Daly's successor, Bob Weinhauer, coached some great Penn teams in the late 1970's and early 1980's, including the Penn team that went to the Final Four in 1979. Weinhauer's record at Penn was a gaudy 99-45 (51-9 in the Ivies). After Penn, Weinhauer went to Arizona State, where he had a tough act to follow after the Sun Devils "forced out" Ned Wulk, who had been coaching there for 25 years. Weinhauer's record was 19-14 in his first year (and went downhill after that, although a Google search has left me empty as to his overall record), and he ultimately was fired by Charles Harris, the former Penn A.D. who ended up at Arizona State along with Weinhauer (according to the East Valley Tribune, Weinhauer was fired after the 1985 season because of recruiting violations.).

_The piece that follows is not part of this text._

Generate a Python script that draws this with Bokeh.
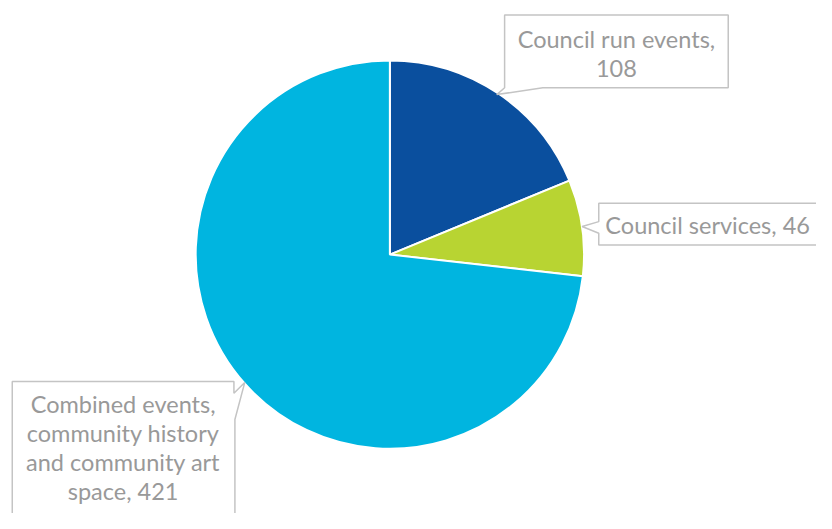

Weinhauer has had a variety of front-office, coaching, scouting and media jobs in the NBA since that time, including a stint as GM of the Milwaukee Bucks. Click here for a 1999 article that contains a good box detailing Weinhauer's various stops.

Weinhauer's successor was former Penn player Craig Littlepage, now the A.D. at UVA, and Littlepage was probably too nice a guy to be a head coach; he is remember for playing as many as 12 players in the first half of some games. Littlepage played for some of those great Dick Harter teams in the late 60's and early 1970's. Littlepage won 1 title in 3 seasons at Penn, where his record was 40-39 (28-14 in the Ivies) and then moved to Rutgers, where he fared miserably, as his teams garnered a 23-63. Like Weinhauer, Littlepage replaced an institution at his new school, Tom Young, who had coached the Scarlet Knights to a perfect mark in the 1975-1976 regular season and a Final Four berth, only to lose to Michigan (with Rickey Green and Phil Hubbard) in the national semifinals. Again, tough shoes to fill. Bob Knight protege Bob Wenzel replaced Littlepage. (Littlepage was an excellent assistant to Terry Holland at UVA, where he is best remembered for recruiting the legendary Ralph Sampson to Charlottesville.)

Littlepage's successor was Tom Schneider, who stayed at Penn for 4 years, won 1 Ivy title (his record there was 51-54 (36-20 in the Ivies) and then left for Loyola (Md.) and the lure of scholarships, probably a few steps ahead of the Penn administration's version of The Turk. Schneider was not successful at Loyola, if my memory serves me correctly. He lasted a few years in Baltimore before leaving and, to my knowledge, hasn't coached college basketball since. His former top assistant and successor was Fran Dunphy, who has put together a sparkling 270-145 record (165-45 in the Ivies) and won 8 Ivy titles in 15 season while at Penn. In retrospect, it is amazing that Dunphy got the Penn job when he did, given that his boss had a losing record with the sterling performances of McCloskey, Harter, Daly and Weinhauer in the background. Whoever made that decision at Penn had courage, and boy did it pay off.

What does this all mean? A couple of things. First, Penn and Princeton get some very good coaches. Second, if you get an assistant's job at one of these schools, you could well get a head coaching job if you want one. Third, your future is what you make of it. Past success, as the stockbrokers say in their ads, is no guaranty of future performance. That is very true for college basketball. At various times, Dick Harter, Rollie Massimino and Bob Weinhauer of Penn were close to or at the top of the NCAA men's basketball world, only to see their second, third and even fourth acts pale in comparison to their first gigs. The jury is still out on the Princeton diaspora, with many chapters to be written (and the same holds true for former Dunphy assistants O'Hanlon and Donahue).

Overall, it's a great group of coaches, and it's hard to find in any conference a coaching roster of two archrivals spanning the past 35 years that matches this one. Those do exist, of course, but the fact that the Ivies' best duo's roster is this impressive speaks to the caliber of the product that Penn and Princeton put out every year.